The coffee shaped building was cool. Cozy, but not too cramped. I remember a circular type bar- and patrons enjoying coffee – mostly truckers. While in good shape, the place felt a bit like a dive and had a “dive-like” aroma.

Then, the monkeys were kept in the back area (a building addition that likely was added on to the coffee shaped building at some point). We called this back room “the plastic jungle”. It featured vinyl tiger print booths, a dance floor made of black vinyl tiles (with an occaisional red or blue tile), random flourescent jungle paintings on the wall ( illuminated by a couple black light bulbs). There were hanging plastic monkey head lights too.

You could get food there, and beer by the pitcher. It was diner food and wasn’t too bad if you didn’t try to imagine what the kitchen looked like. Our waitress served up our hamburger and fries, then kept stealing one or two everytime she walked by. At one point she sat down with us and was cracking up for no apparent reason. Then we realized she was drunk!

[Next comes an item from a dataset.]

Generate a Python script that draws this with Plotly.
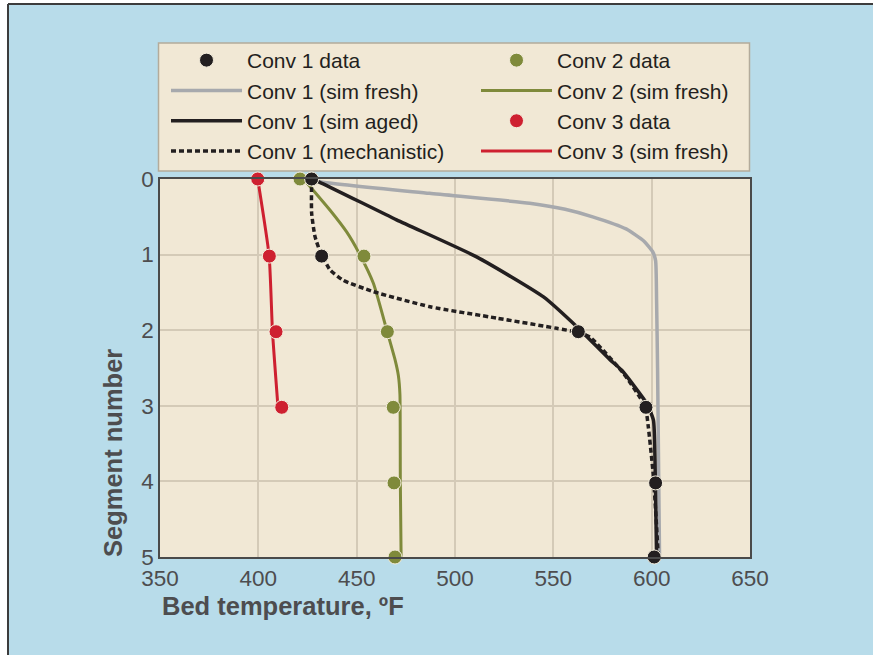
import plotly.graph_objects as go

# ---------------- data ----------------
x_ticks = [350, 400, 450, 500, 550, 600, 650]
y_ticks = [0, 1, 2, 3, 4, 5]

conv1_data_T = [427.1, 432.2, 562.7, 597.1, 602.0, 601.3]
conv1_data_seg = [0, 1.02, 2.02, 3.02, 4.02, 5.0]

conv2_data_T = [421.2, 453.7, 465.6, 468.6, 469.0, 469.5]
conv2_data_seg = [0, 1.02, 2.02, 3.02, 4.02, 5.0]

conv3_data_T = [399.7, 405.6, 409.0, 411.9]
conv3_data_seg = [0, 1.02, 2.02, 3.02]

conv1_fresh_T = [427.0, 432.0, 487.0, 538.0, 556.0, 570.0, 587.0, 596.0, 600.5, 602.0, 602.5, 603.0, 604.0]
conv1_fresh_seg = [0, 0.04, 0.19, 0.32, 0.40, 0.50, 0.66, 0.82, 0.96, 1.08, 1.6, 2.5, 5.0]

conv1_aged_T = [427.0, 431.0, 470.3, 511.0, 545.0, 563.0, 578.8, 584.8, 597.5, 600.9, 601.7, 602.5]
conv1_aged_seg = [0, 0.04, 0.54, 1.03, 1.56, 1.98, 2.39, 2.53, 2.97, 3.19, 3.72, 5.0]

conv1_mech_T = [427.1, 427.1, 428.8, 431.4, 436.4, 443.2, 458.5, 487.3, 521.2, 551.7, 562.8, 568.6, 585.6, 596.7, 598.3, 600.9, 603.4]
conv1_mech_seg = [0, 0.45, 0.76, 0.96, 1.20, 1.34, 1.49, 1.69, 1.84, 1.975, 2.03, 2.09, 2.57, 3.01, 3.28, 3.94, 5.0]

conv2_fresh_T = [423.0, 426.3, 436.4, 444.9, 450.8, 458.5, 465.3, 469.6, 471.2, 472.0, 472.2, 472.6]
conv2_fresh_seg = [0, 0.10, 0.41, 0.70, 0.96, 1.38, 2.0, 2.4, 2.6, 2.85, 4.0, 5.0]

conv3_fresh_T = [399.7, 405.5, 407.2, 410.0]
conv3_fresh_seg = [0, 1.02, 2.02, 3.02]

# ---------------- styles ----------------
BLACK = "#231F20"
GRAY = "#A7A9AD"
OLIVE = "#7F8A3B"
RED = "#CE2030"
CREAM = "#F1E8D5"
BLUE = "#B8DCEA"
TXT = "#4D4D4F"
FONT = "Liberation Sans, Arial, sans-serif"

fig = go.Figure()

def line(x, y, name, color, width, legend, rank, dash="solid"):
    fig.add_trace(go.Scatter(
        x=x, y=y, mode="lines", name=name,
        line=dict(color=color, width=width, dash=dash, shape="spline", smoothing=0.5),
        legend=legend, legendrank=rank, cliponaxis=False, hoverinfo="skip"))

def dots(x, y, name, color, legend, rank):
    fig.add_trace(go.Scatter(
        x=x, y=y, mode="markers", name=name,
        marker=dict(color=color, size=14, line=dict(color="#F5EEDD", width=1)),
        legend=legend, legendrank=rank, cliponaxis=False, hoverinfo="skip"))

line(conv2_fresh_T, conv2_fresh_seg, "Conv 2 (sim fresh)", OLIVE, 3, "legend2", 2)
line(conv3_fresh_T, conv3_fresh_seg, "Conv 3 (sim fresh)", RED, 3, "legend2", 4)
line(conv1_fresh_T, conv1_fresh_seg, "Conv 1 (sim fresh)", GRAY, 3.5, "legend", 2)
line(conv1_aged_T, conv1_aged_seg, "Conv 1 (sim aged)", BLACK, 3.5, "legend", 3)
line(conv1_mech_T, conv1_mech_seg, "Conv 1 (mechanistic)", BLACK, 3.5, "legend", 4, dash="5px,3px")
dots(conv3_data_T, conv3_data_seg, "Conv 3 data", RED, "legend2", 3)
dots(conv2_data_T, conv2_data_seg, "Conv 2 data", OLIVE, "legend2", 1)
dots(conv1_data_T, conv1_data_seg, "Conv 1 data", BLACK, "legend", 1)

# body margin is removed by the post script, so figure coords = screen coords
OFF = 0
W, H = 873 - OFF, 655 - OFF
L, R, T, B = 160 - OFF, 750 - OFF, 179 - OFF, 557 - OFF
pw, ph = R - L, B - T

def px(xs):  # screen x -> paper
    return (xs - OFF - L) / pw

def py(ys):  # screen y -> paper
    return (B - (ys - OFF)) / ph

legend_common = dict(
    yanchor="top", xanchor="left", y=py(40),
    bgcolor="rgba(0,0,0,0)", borderwidth=0,
    font=dict(family=FONT, size=21, color=BLACK),
    itemwidth=71, tracegroupgap=0, orientation="v",
)

shapes = [
    # legend box
    dict(type="rect", xref="paper", yref="paper", x0=px(158.5), x1=px(749.5), y0=py(171), y1=py(43),
         fillcolor=CREAM, line=dict(color="#B3AB9B", width=1.5), layer="below"),
    # white outer strips (left / top)
    dict(type="rect", xref="paper", yref="paper", x0=px(-20), x1=px(8), y0=py(700), y1=py(-20),
         fillcolor="white", line=dict(width=0), layer="below"),
    dict(type="rect", xref="paper", yref="paper", x0=px(-20), x1=px(900), y0=py(4), y1=py(-20),
         fillcolor="white", line=dict(width=0), layer="below"),
    # dark frame edges (left / top)
    dict(type="line", xref="paper", yref="paper", x0=px(8), x1=px(8), y0=py(4), y1=py(700),
         line=dict(color="#3C3C3C", width=2)),
    dict(type="line", xref="paper", yref="paper", x0=px(8), x1=px(900), y0=py(4), y1=py(4),
         line=dict(color="#3C3C3C", width=2)),
]

annotations = [
    dict(text="<b>Bed temperature, ºF</b>", xref="paper", yref="paper", x=px(160), y=py(606),
         xanchor="left", yanchor="middle", showarrow=False,
         font=dict(family=FONT, size=25.5, color=TXT)),
    dict(text="<b>Segment number</b>", xref="paper", yref="paper", x=px(113), y=py(453),
         xanchor="center", yanchor="middle", showarrow=False, textangle=-90,
         font=dict(family=FONT, size=25.5, color=TXT)),
]

axis_common = dict(
    showgrid=True, gridcolor="#D4CAB7", gridwidth=2,
    showline=True, linecolor="#4A4A4A", linewidth=1.5, mirror=True,
    zeroline=False, ticks="",
    tickfont=dict(family=FONT, size=22.5, color=TXT),
)

fig.update_layout(
    width=W, height=H, autosize=False,
    margin=dict(l=L, r=W - R, t=T, b=H - B, pad=0),
    paper_bgcolor=BLUE, plot_bgcolor=CREAM,
    xaxis=dict(range=[350, 650], tickvals=x_ticks, ticktext=[str(v) for v in x_ticks], **axis_common),
    yaxis=dict(range=[5, 0], tickvals=y_ticks, ticktext=[str(v) for v in y_ticks], **axis_common),
    legend=dict(x=px(166), **legend_common),
    legend2=dict(x=px(476), **legend_common),
    shapes=shapes, annotations=annotations,
    showlegend=True,
)

fig.write_html(
    "out.html",
    config={"displayModeBar": False},
    post_script=(
        "document.body.style.margin='0';"
        "document.documentElement.style.overflow='hidden';"
        "document.body.style.overflow='hidden';"
    ),
)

The juke box was one of the greatest attractions there. Where else could you find “Love Potion #9” or “theme from Hawaii 5-O”. Of course we always had to play “Java Jive” (I think it was by the Ink Spots).

After a while the live music started. The “band” consisted of two men (rumored to be the sons of the owners). One (looked kind of like Steve Buscemi) played accordion, and the other (a large man with a huge, curly afro and big glasses) played organ. Very serious. They mostly played TV theme songs. One time, they played the theme to Gilligan’s Island. When it was over, a group of us laughed. The brothers glared at us, as if annoyed by our irreverance.

After five or six TV tunes, they’d take a break. The organ player would spin around on his bench, and sit with his elbow on his knee, chin in his hand, silent, no expression on his face… for five minutes straight while the accordian player had a beer.

Bizarre! But it was great! I thank God I never got food poisioning.

Thanks for that illuminating tale, Jeff! Seems that things hadn’t changed much in the intervening years, although I’d love to find out more about the TV theme song band. I can vouch for the sons of the owners having played there for a while – it was a part of the history of the place that was related to us when we asked.

New Cinescape reviews up

Since last fall, I’ve been writing reviews of comics (with occasional Star Trek coverage, working with interviews of people on the crew of Enterprise) for Cinescape, a sort of latter-day Starlog or Fangoria which is much snappier, and broader in coverage, than these precursors.

Anyway, I recently turned in six reviews, and the first two of that batch have been posted.

Suckle: the Status of Basil

Fuzz & Pluck in Splitsville

Both are Fantagraphics books. I have an informal OK from my editor to begin soliciting review copies from some of the other boutique and art comix publishers, which I look forward to.